The Lurking Fear is a stand-alone solo-play roleplaying book written in the style of the ‘Choose Your Own Adventure’ series popular in the 1980s, and utilising Chaosium’s generic Basic Roleplaying system.

* An unusual item I’d not seen before, a “The Haunter of the Dark” reading on vinyl in 1977, via an old eBay listing. Apparently this was not only a full reading, but a reading with matching sound effects. Approved by Derleth, who was fine with approving small fannish projects and fanzine reprints of the tales.

* And finally, talking of 1977… just a note that 2027 will mark the 50th anniversary of a clutch of key early Lovecraft scholarship such as Barton Levi St. Armand’s seminal The Roots of Horror in the Fiction of H.P. Lovecraft (1977), The Weird Tales Story (1977) (history of the magazine), and Greenwood’s H.P. Lovecraft Companion (1977). It will also be the 50th anniversary of the start of the oft-regretted ‘movie-fication’ of science-fiction, as 1977 saw the huge success of the first Star Wars movie and also of Close Encounters of the Third Kind.


— End-quotes —

“I’m sure I don’t want anything more than non-existence when I round out a few decades more. I had it before I was born — through all the aeons prior to Aug. 20, 1890 — I don’t see why it will suit me any less after I die — through all the aeons subsequent to 1960 or 1970 or so. I’ve no complaint to enter about the way the cosmos treated me in the pre-1890 days when I didn’t exist, & the thought of other such days to come doesn’t disturb me in the least. On again, off again!” — Lovecraft to Miss Toldridge, April 1930. Lovecraft at this point obviously thinks be might live to see 1970.

“Much of the new stuff [in music and culture] will be laughed at in 1980 as heartily as 1880 stuff is laughed at now” — Lovecraft to Miss Toldridge, April 1930.

“When, as a youth of twenty, I laid in these ochraceous pads [of writing paper], did I ever think a grey-headed old has-been of almost forty-five would be scrawling on ’em in the virtually fabulous future year of 1935? 1935….. even today it has an unreal, far-ahead sound! Can I be living in a year whose numeral seems as fantastically remote as 2000 or 2500 or 5000?” — Lovecaft to Morton, April 1935.

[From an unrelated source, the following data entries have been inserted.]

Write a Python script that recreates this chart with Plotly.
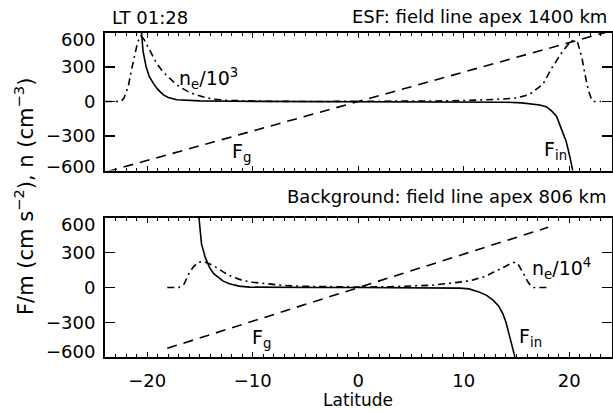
import plotly.graph_objects as go

# ---------------- data ----------------
# Top panel: ESF, field line apex 1400 km
lat_fg_top = [-23.8, 24.0]
fg_top = [-610, 615]

lat_ne_top = [-24.0, -22.5, -22.2, -21.8, -21.5, -21.2, -20.9, -20.6, -20.3, -19.9, -19.5,
              -19.1, -18.6, -18.2, -17.5, -16.9, -16.2, -15.6, -14.5, -13.7, -12.5, -11.0,
              -8.0, -4.0, 0.0, 4.0, 8.0, 10.0, 12.0, 13.4, 15.0, 16.2, 17.5, 18.4, 19.4,
              20.2, 20.8, 21.2, 21.5, 21.8, 22.1, 22.3, 23.0]
ne_top = [0, 0, 30, 130, 270, 410, 520, 570, 540, 470, 400,
          330, 270, 230, 170, 125, 90, 66, 35, 20, 10, 5,
          1, 0, 0, 1, 5, 8, 12, 20, 30, 60, 150, 300, 440,
          530, 510, 380, 230, 100, 20, 0, 0]

lat_fin_top = [-20.62, -20.5, -20.4, -20.1, -19.8, -19.4, -19.0, -18.5, -18.0, -17.2, -16.0,
               -15.0, -12.0, -8.0, -4.0, 0.0, 4.0, 8.0, 12.0, 14.0, 15.5, 16.5, 17.2, 17.8,
               18.3, 18.8, 19.1, 19.4, 19.7, 19.9, 20.1, 20.3, 20.4]
fin_top = [700, 560, 440, 300, 215, 155, 105, 60, 35, 15, 7,
           5, 2, 1, 0, 0, 0, -1, -3, -6, -12, -20, -30, -45,
           -80, -130, -195, -275, -345, -415, -500, -590, -650]

# Bottom panel: Background, field line apex 806 km
lat_fg_bot = [-18.1, 18.0]
fg_bot = [-525, 520]

lat_ne_bot = [-18.1, -17.0, -16.5, -16.0, -15.6, -15.2, -14.8, -14.4, -13.7, -12.8, -11.9,
              -11.0, -10.0, -8.5, -7.0, -5.0, -3.0, 0.0, 3.0, 5.5, 7.0, 8.7, 10.0, 10.9,
              12.0, 12.8, 13.8, 14.7, 15.1, 15.5, 15.8, 16.1, 16.4, 16.6, 18.0]
ne_bot = [0, 0, 30, 130, 180, 215, 225, 215, 188, 135, 90,
          62, 45, 28, 17, 10, 6, 4, 6, 12, 20, 37, 50, 66,
          95, 131, 175, 217, 210, 146, 90, 45, 10, 0, 0]

lat_fin_bot = [-15.2, -15.0, -14.85, -14.5, -14.1, -13.7, -13.3, -12.8, -12.2, -11.3, -10.3,
               -8.0, -4.0, 0.0, 4.0, 8.0, 9.6, 10.5, 11.5, 12.2, 12.8, 13.3, 13.7, 14.0,
               14.3, 14.55, 14.8, 14.9]
fin_bot = [700, 520, 374, 260, 174, 120, 88, 55, 32, 12, 3,
           0, 0, 0, 0, -2, -5, -12, -40, -70, -111, -160, -226, -300,
           -397, -490, -583, -650]

x_ticks = [-20, -10, 0, 10, 20]
y_ticks = [-600, -300, 0, 300, 600]
y_ticktext = ["", "−300", "0", "300", ""]   # end labels are drawn inset, below

# ---------------- figure ----------------
W, H = 613, 412
def px(x): return x / W
def py(y): return 1 - y / H

FONT = "DejaVu Sans"
DASH = "10px,7px"
DASHDOT = "7px,4px,2px,4px"

fig = go.Figure()
def add(x, y, dash, xa, ya):
    fig.add_trace(go.Scatter(x=x, y=y, mode="lines", xaxis=xa, yaxis=ya,
                             line=dict(color="black", width=1.6, dash=dash),
                             showlegend=False, hoverinfo="skip"))

add(lat_fg_top, fg_top, DASH, "x", "y")
add(lat_ne_top, ne_top, DASHDOT, "x", "y")
add(lat_fin_top, fin_top, "solid", "x", "y")
add(lat_fg_bot, fg_bot, DASH, "x2", "y2")
add(lat_ne_bot, ne_bot, DASHDOT, "x2", "y2")
add(lat_fin_bot, fin_bot, "solid", "x2", "y2")

xdom = [px(105), px(611.5)]
common_x = dict(range=[-24, 24], tickvals=x_ticks, ticks="inside", ticklen=5, tickwidth=1.2,
                tickcolor="black", showline=True, linecolor="black", linewidth=2,
                mirror="ticks", showgrid=False, zeroline=False, ticklabelstandoff=6,
                minor=dict(dtick=1, tick0=0, ticks="inside", ticklen=3, tickwidth=1,
                           tickcolor="black", showgrid=False),
                tickfont=dict(family=FONT, size=18, color="black"), domain=xdom)
common_y = dict(range=[-600, 600], tickvals=y_ticks, ticktext=y_ticktext, ticks="inside",
                ticklen=10, tickwidth=1.2, tickcolor="black", showline=True,
                linecolor="black", linewidth=2, mirror="ticks", showgrid=False,
                zeroline=False, ticklabelstandoff=4,
                tickfont=dict(family=FONT, size=18, color="black"))

fig.update_layout(
    width=W, height=H, margin=dict(l=0, r=0, t=0, b=0),
    paper_bgcolor="white", plot_bgcolor="white",
    xaxis=dict(common_x, anchor="y", showticklabels=False),
    yaxis=dict(common_y, anchor="x", domain=[py(170.5), py(32.5)]),
    xaxis2=dict(common_x, anchor="y2"),
    yaxis2=dict(common_y, anchor="x2", domain=[py(357), py(218)]),
)

def ann(text, x, y, xref="paper", yref="paper", xanchor="left", yanchor="middle",
        size=18, angle=0, yshift=0):
    fig.add_annotation(text=text, x=x, y=y, xref=xref, yref=yref, xanchor=xanchor,
                       yanchor=yanchor, showarrow=False, textangle=angle, yshift=yshift,
                       font=dict(family=FONT, size=size, color="black"))

# inset end tick labels (as in the reference)
for yr, yv, sh in [("y", 600, -7), ("y", -600, 4), ("y2", 600, -6), ("y2", -600, 6)]:
    ann("600" if yv > 0 else "−600", px(97), yv, yref=yr, xanchor="right", yshift=sh)

# titles
ann("LT 01:28", px(110), py(18))
ann("ESF: field line apex 1400 km", px(609), py(17), xanchor="right")
ann("Background: field line apex 806 km", px(609), py(196), xanchor="right")
# curve labels
ann("n<sub>e</sub>/10<sup>3</sup>", px(177), py(78), size=19)
ann("F<sub>g</sub>", px(230), py(153), size=19)
ann("F<sub>in</sub>", px(542), py(151), size=19)
ann("n<sub>e</sub>/10<sup>4</sup>", px(530), py(268), size=19)
ann("F<sub>g</sub>", px(250), py(338), size=19)
ann("F<sub>in</sub>", px(517), py(337), size=19)
# axis titles
ann("F/m (cm s<sup>−2</sup>), n (cm<sup>−3</sup>)", px(24), py(197), xanchor="center",
    size=21, angle=-90)
ann("Latitude", px(358), py(400), xanchor="center", size=17)

# remove the default 8px page margin so the 613x412 figure fills the window exactly
fig.write_html("out.html",
               config={"displayModeBar": False, "staticPlot": True},
               post_script="document.body.style.margin='0';"
                           "document.body.style.overflow='hidden';")
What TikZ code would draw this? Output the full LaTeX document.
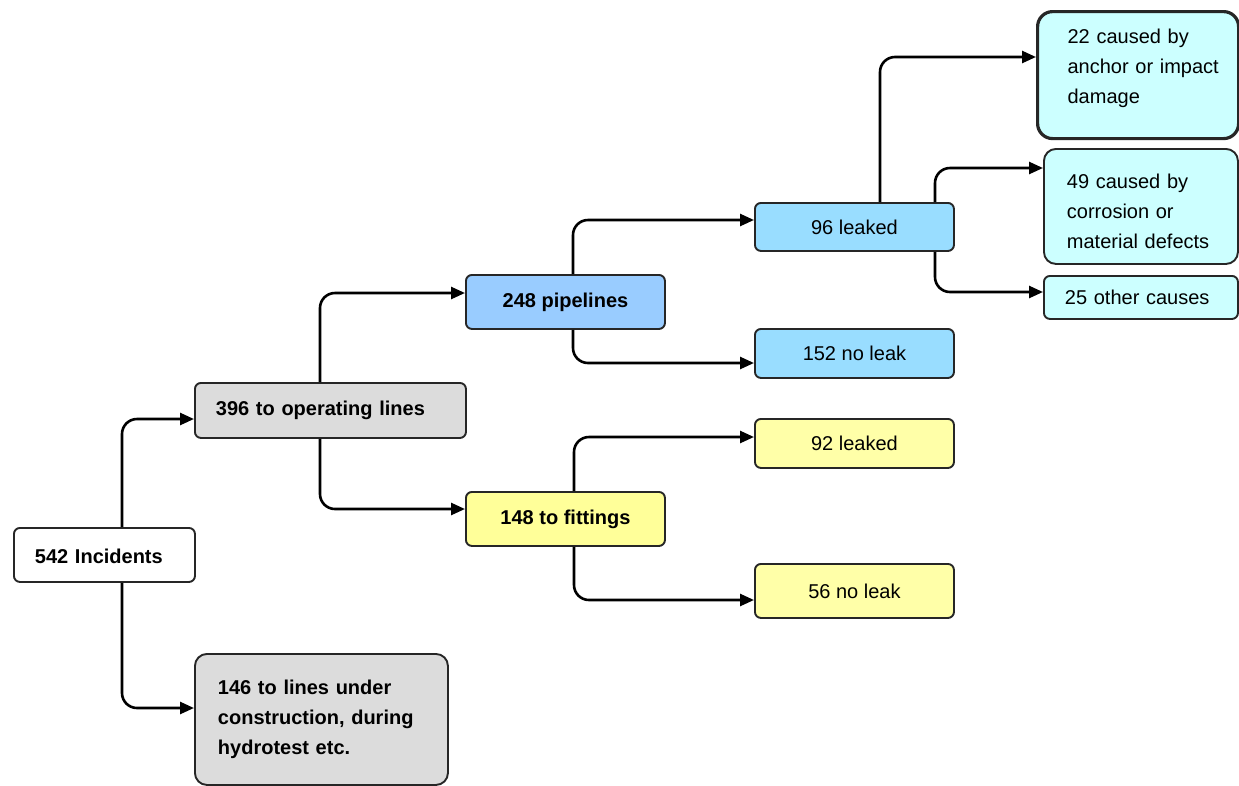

“So far as future history is concerned, I’m damned if I know what lies ahead. […] Any one of a dozen possible courses may await mankind. Nobody knows what factors will pop up to prove the decisive ones. What will the next war bring — and leave? How much of existing knowledge and technology will survive — or leave recoverable keys — through the next dark age? How fatal will be the decadence or collapse toward which both western and eastern cultures seem to be moving? Will the modified behaviour-patterns created by the lapse of certain traditional beliefs produce unforeseen results?” — Lovecraft to Fritz Leiber, November 1936.

“There is absolutely no clue to the future, because its events are compounded of so many different chains of past events, each of which may be taking place all unknown to the spectators of any other. In our present, which is the future’s past, we can know of only one or two factors which will enter into any events of the future. There is no way of finding out the others, because we don’t know what to look for.” — Lovecraft to Nils H. Frome, February 1937.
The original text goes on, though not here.